The original lighthouse was built in 1128 but sustained much war-related damage over the centuries. La Lanterna that you see today was renovated in 1543, making it one of the world’s oldest standing structures, and still serves at the city’s main lighthouse. You can climb the 172 stairs to the first observation terrace for panoramic views of Genoa’s historic city center and the harbor.
Things to Know Before You Go
- La Lanterna is a must-visit for lighthouse and maritime enthusiasts.
- Due to the amount of walking, guests are advised to wear sturdy footwear must be in good physical condition to climb the stairs.
- While the lighthouse museum is accessible to wheelchairs and strollers, there is no elevator to access the observation terrace within the structure.
How to Get There
La Lanterna is in Genoa’s Sampierdarena neighborhood and can be accessed only on foot.
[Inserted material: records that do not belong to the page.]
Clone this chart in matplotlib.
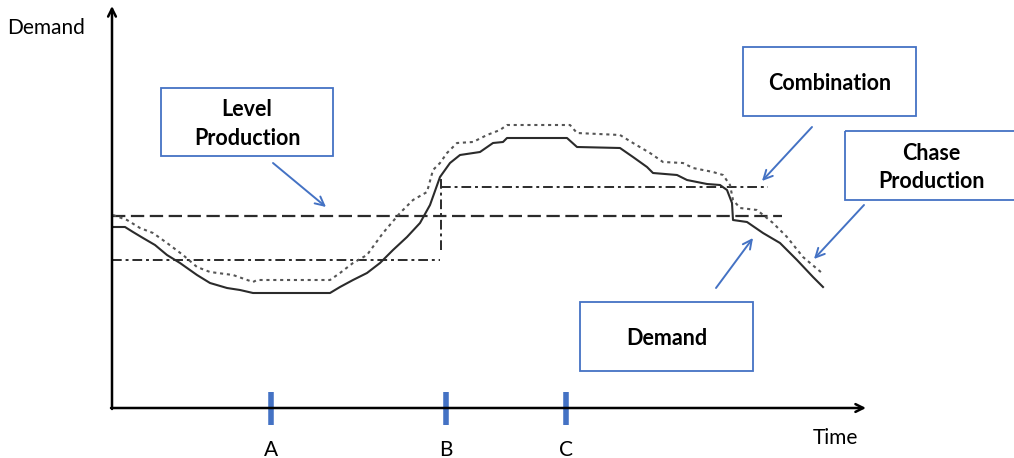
"""Production strategies diagram: demand vs level / chase / combination."""

import matplotlib
matplotlib.use("Agg")
import matplotlib.pyplot as plt
from matplotlib.patches import Rectangle

plt.rcParams["font.family"] = ["Lato", "DejaVu Sans"]

BLUE = "#4472C4"
INK = "#2b2b2b"

# ---------------------------------------------------------------------------
# Data (canvas units: x = time, y = demand, y grows downward)
# ---------------------------------------------------------------------------
demand_t = [113, 125, 133, 143, 155, 167, 180, 197, 210, 227, 240, 253, 330,
            340, 353, 367, 380, 393, 407, 420, 430, 440, 450, 460, 480, 493,
            503, 507, 567, 577, 620, 633, 647, 653, 677, 687, 707, 720, 727,
            732, 733, 747, 763, 780, 797, 813, 823]
demand_v = [227, 227, 232, 238, 245, 255, 263, 275, 283, 288, 290, 293, 293,
            287, 280, 273, 263, 250, 237, 223, 205, 177, 163, 155, 152, 143,
            142, 138, 138, 147, 148, 157, 167, 173, 175, 180, 184, 185, 190,
            203, 220, 222, 233, 243, 260, 277, 287]

chase_t = [113, 127, 140, 153, 167, 183, 197, 210, 233, 253, 257, 330, 340,
           353, 367, 383, 400, 413, 427, 433, 440, 447, 457, 473, 487, 500,
           507, 570, 577, 620, 633, 650, 663, 683, 693, 713, 723, 730, 733,
           740, 757, 773, 787, 803, 822]
chase_v = [215, 220, 228, 233, 243, 255, 267, 272, 275, 282, 280, 280, 273,
           263, 255, 233, 213, 200, 192, 170, 163, 153, 143, 142, 135, 130,
           125, 125, 133, 135, 143, 153, 162, 163, 168, 172, 175, 185, 200,
           208, 210, 223, 237, 257, 273]

level_t = [112, 782]
level_v = [216, 216]

combo_low_t = [112, 440]
combo_low_v = [260, 260]
combo_jump_t = [441, 441]
combo_jump_v = [250, 175]
combo_high_t = [441, 768]
combo_high_v = [187, 187]

tick_t = [271, 446, 566]
tick_labels = ["A", "B", "C"]

# label boxes: (x0, y0, x1, y1), text, arrow start, arrow tip
boxes = [
    ((161, 88, 333, 156), "Level\nProduction", (273, 163), (326, 207)),
    ((743, 47, 916, 116), "Combination", (812, 127), (762, 181)),
    ((845, 131, 1030, 200), "Chase\nProduction", (864, 205), (814, 259)),
    ((580, 302, 753, 371), "Demand", (716, 288), (753, 238)),
]
box_text_x = [247, 830, 931, 667]


def main() -> None:
    fig = plt.figure(figsize=(10.14, 4.58), dpi=100)
    ax = fig.add_axes([0, 0, 1, 1])
    ax.set_xlim(0, 1014)
    ax.set_ylim(458, 0)
    ax.axis("off")

    # axes with arrowheads
    ax.annotate("", xy=(112, 6), xytext=(112, 409),
                arrowprops=dict(arrowstyle="->", color="black", lw=1.8,
                                mutation_scale=14, shrinkA=0, shrinkB=0))
    ax.annotate("", xy=(866, 408), xytext=(111, 408),
                arrowprops=dict(arrowstyle="->", color="black", lw=1.8,
                                mutation_scale=14, shrinkA=0, shrinkB=0))
    ax.text(7, 28, "Demand", fontsize=15, va="center", ha="left")
    ax.text(858, 438, "Time", fontsize=15, va="center", ha="right")

    # tick marks
    for t, lab in zip(tick_t, tick_labels):
        ax.plot([t, t], [392, 425], color=BLUE, lw=4, solid_capstyle="butt")
        ax.text(t, 450, lab, fontsize=15, ha="center", va="center")

    # curves
    ax.plot(level_t, level_v, color=INK, lw=1.6, dashes=(6, 2.5))
    ax.plot(combo_low_t, combo_low_v, color=INK, lw=1.4, dashes=(5, 2, 1.5, 2))
    ax.plot(combo_jump_t, combo_jump_v, color=INK, lw=1.4, dashes=(5, 2, 1.5, 2))
    ax.plot(combo_high_t, combo_high_v, color=INK, lw=1.4, dashes=(5, 2, 1.5, 2))
    ax.plot(chase_t, chase_v, color="#555555", lw=1.5, dashes=(1.5, 1.8))
    ax.plot(demand_t, demand_v, color=INK, lw=1.5)

    # label boxes and arrows
    for (x0, y0, x1, y1), text, start, tip in boxes:
        ax.add_patch(Rectangle((x0, y0), x1 - x0, y1 - y0, fill=False,
                               edgecolor=BLUE, lw=1.3, clip_on=False))
    for ((x0, y0, x1, y1), text, start, tip), tx in zip(boxes, box_text_x):
        ax.text(tx, (y0 + y1) / 2 + 2, text, fontsize=15.5, fontweight="bold",
                ha="center", va="center", linespacing=1.45)
        ax.annotate("", xy=tip, xytext=start,
                    arrowprops=dict(arrowstyle="->", color=BLUE, lw=1.4,
                                    mutation_scale=16, shrinkA=0, shrinkB=0))

    fig.savefig("out.png", dpi=100)
    plt.close(fig)


if __name__ == "__main__":
    main()
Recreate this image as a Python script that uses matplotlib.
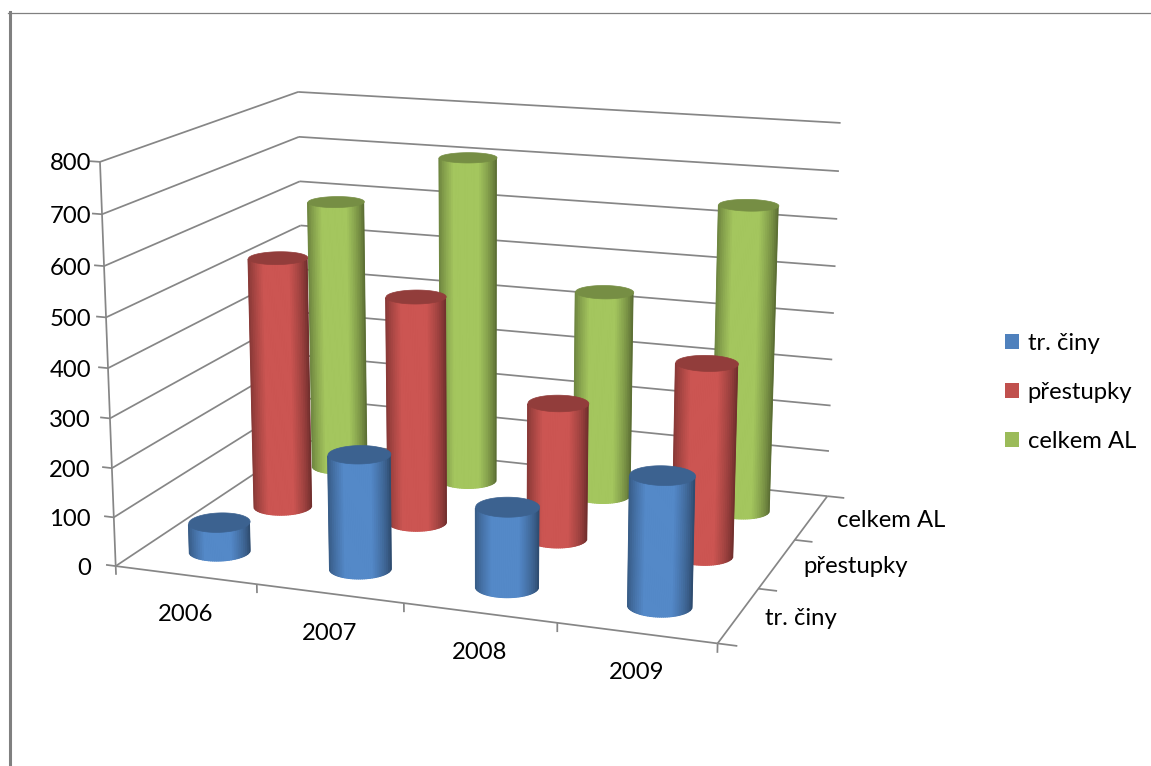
import numpy as np
import matplotlib
matplotlib.use('Agg')
import matplotlib.pyplot as plt
from matplotlib.colors import to_rgb
from matplotlib.lines import Line2D
from matplotlib.patches import Patch
from mpl_toolkits.mplot3d import proj3d
from mpl_toolkits.mplot3d.art3d import Poly3DCollection

plt.rcParams['font.family'] = ['Lato', 'DejaVu Sans']

# Chart data
years = ['2006', '2007', '2008', '2009']
series_names = ['tr. činy', 'přestupky', 'celkem AL']
tr_ciny = [60, 232, 160, 255]
prestupky = [533, 476, 283, 393]
celkem_al = [593, 708, 443, 648]
series_values = [tr_ciny, prestupky, celkem_al]
series_colors = ['#4F81BD', '#C0504D', '#9BBB59']
value_ticks = list(range(0, 801, 100))

W, H = 1151, 766
GRID = '#868686'
RADIUS = 0.2
FONT = 17.2
ELEV, AZIM, FOCAL = 14.416, -70.09, 0.5583

fig = plt.figure(figsize=(W / 100, H / 100), dpi=100)
side = 831.8
ax = fig.add_axes([59.25 / W, -0.6 / H, side / W, side / H], projection='3d')
ax.computed_zorder = False
ax.set_xlim(0, 4)
ax.set_ylim(0, 3)
ax.set_zlim(0, 800)
ax.view_init(elev=ELEV, azim=AZIM)
ax.set_proj_type('persp', focal_length=FOCAL)
ax.set_box_aspect((1.5129, 1.1342, 1))
ax.set_axis_off()
ax.patch.set_alpha(0)


def screen(x, y, z):
    """Pixel position of a data point under the current camera."""
    ax.apply_aspect()
    X, Y, _ = proj3d.proj_transform(x, y, z, ax.get_proj())
    return ax.transData.transform((X, Y))


def line3(xs, ys, zs):
    ax.plot(xs, ys, zs, color=GRID, lw=1.25, zorder=1, solid_capstyle='butt')


# Walls and floor
for v in value_ticks:
    line3([0, 0], [0, 3], [v, v])
    line3([0, 4], [3, 3], [v, v])
line3([0, 0], [0, 0], [0, 800])
line3([0, 4], [0, 0], [0, 0])
line3([4, 4], [0, 3], [0, 0])

# Tick marks
for v in value_ticks:
    line3([-0.07, 0], [0, 0], [v, v])
for i in range(len(years) + 1):
    line3([i, i], [0, 0], [-18, 0])
for j in range(len(series_names) + 1):
    line3([4, 4.12], [j, j], [0, 0])

# Camera position in data units, used to pick the visible side of each bar
box = np.asarray(ax._box_aspect)
az, el = np.radians(AZIM), np.radians(ELEV)
eye_dir = np.array([np.cos(el) * np.cos(az), np.cos(el) * np.sin(az)])
eye_box = 0.5 * box[:2] + 10 * FOCAL * eye_dir
eye_xy = eye_box / box[:2] * np.array([4, 3])


def cylinder(cx, cy, height, color, order):
    base = np.array(to_rgb(color))
    to_eye = eye_xy - np.array([cx, cy])
    to_eye = to_eye / np.hypot(*to_eye)
    mid = np.arctan2(to_eye[1], to_eye[0])

    def rim_point(a, z):
        return (cx + RADIUS * np.cos(a), cy + RADIUS * np.sin(a), z)

    def wall(angles):
        bottom = [rim_point(a, 0) for a in angles]
        upper = [rim_point(a, height) for a in angles[::-1]]
        return bottom + upper

    # Solid silhouette in the rim colour keeps the outline clean
    dark = tuple(base * 0.56)
    outline = mid + np.linspace(-np.pi / 2, np.pi / 2, 61)
    ax.add_collection3d(Poly3DCollection([wall(outline)], facecolors=[dark], edgecolors='none',
                                         zorder=order))

    # Bands of equal width across the bar, dark rims rising to a bright centre
    across = np.linspace(-0.985, 0.985, 33)
    angles = mid + np.arcsin(across)
    quads, colours = [], []
    for k in range(len(across) - 1):
        quads.append(wall(np.linspace(angles[k], angles[k + 1], 3)))
        u = 0.5 * (across[k] + across[k + 1])
        t = np.clip((1 - abs(u + 0.06)) / 0.6, 0, 1)
        colours.append(tuple(np.clip(base * (0.60 + 0.46 * t ** 0.75), 0, 1)))
    ax.add_collection3d(Poly3DCollection(quads, facecolors=colours, edgecolors=colours,
                                         linewidths=1.0, zorder=order + 0.2))

    # Darker top face
    ring = np.linspace(0, 2 * np.pi, 91)
    top = np.column_stack([cx + RADIUS * np.cos(ring), cy + RADIUS * np.sin(ring),
                           np.full_like(ring, height)])
    cap = tuple(base * 0.76)
    ax.add_collection3d(Poly3DCollection([top], facecolors=[cap], edgecolors=[cap],
                                         linewidths=0.5, zorder=order + 0.5))


# Bars, painted from the back row forward
order = 2
for j in reversed(range(len(series_names))):
    for i in range(len(years)):
        cylinder(i + 0.5, j + 0.5, series_values[j][i], series_colors[j], order)
        order += 1

# Axis labels
for v in value_ticks:
    _, py = screen(0, 0, v)
    fig.text(91 / W, (py - 2) / H, str(v), ha='right', va='center', fontsize=FONT, color='black')
for i, name in enumerate(years):
    px, py = screen(i + 0.5, 0, 0)
    fig.text(px / W, (py - 39.5) / H, name, ha='center', va='center', fontsize=FONT, color='black')
for j, name in enumerate(series_names):
    px, py = screen(4, j + 0.5, 0)
    fig.text((px + 26) / W, (py - 3) / H, name, ha='left', va='center', fontsize=FONT, color='black')

# Legend
handles = [Patch(facecolor=c, edgecolor='none', label=n) for c, n in zip(series_colors, series_names)]
fig.legend(handles=handles, loc='center left', bbox_to_anchor=(1005 / W, (H - 392.5) / H),
           frameon=False, fontsize=FONT, handlelength=0.6, handleheight=0.6,
           handletextpad=0.35, labelspacing=1.16, borderpad=0, borderaxespad=0)

# Page frame
fig.add_artist(Line2D([8 / W, 1], [(H - 12.5) / H] * 2, color='#808080', lw=0.9))
fig.add_artist(Line2D([9.5 / W] * 2, [0, (H - 12) / H], color='#808080', lw=2.2))

fig.savefig('out.png', dpi=100, facecolor='white')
From the Via Di Francia train station, walk about 30 minutes or take the metro to Dinegro, just 15 minutes from the lighthouse. Free parking is available at the ferry terminal for up to 2.5 hours and is only a half-mile walk (800 meters) to the lighthouse.
When to Get There
The lighthouse is best visited on a clear day, when there are unobstructed views of the city and harbor. Visitors are allowed only on weekends and holidays in the afternoon, so plan to visit after a stroll around the Porto Antico and a nice lunch to fuel you up for the walk.
The Museo della Lanterna
Dive deep into the history of this ancient lighthouse with a visit to the Lantern Museum. The single-room structure is full of stories and artifacts detailing Genoa’s legendary maritime history. See how the lighthouse was powered before the invention of electricity, and discover various signaling systems that have been used at sea.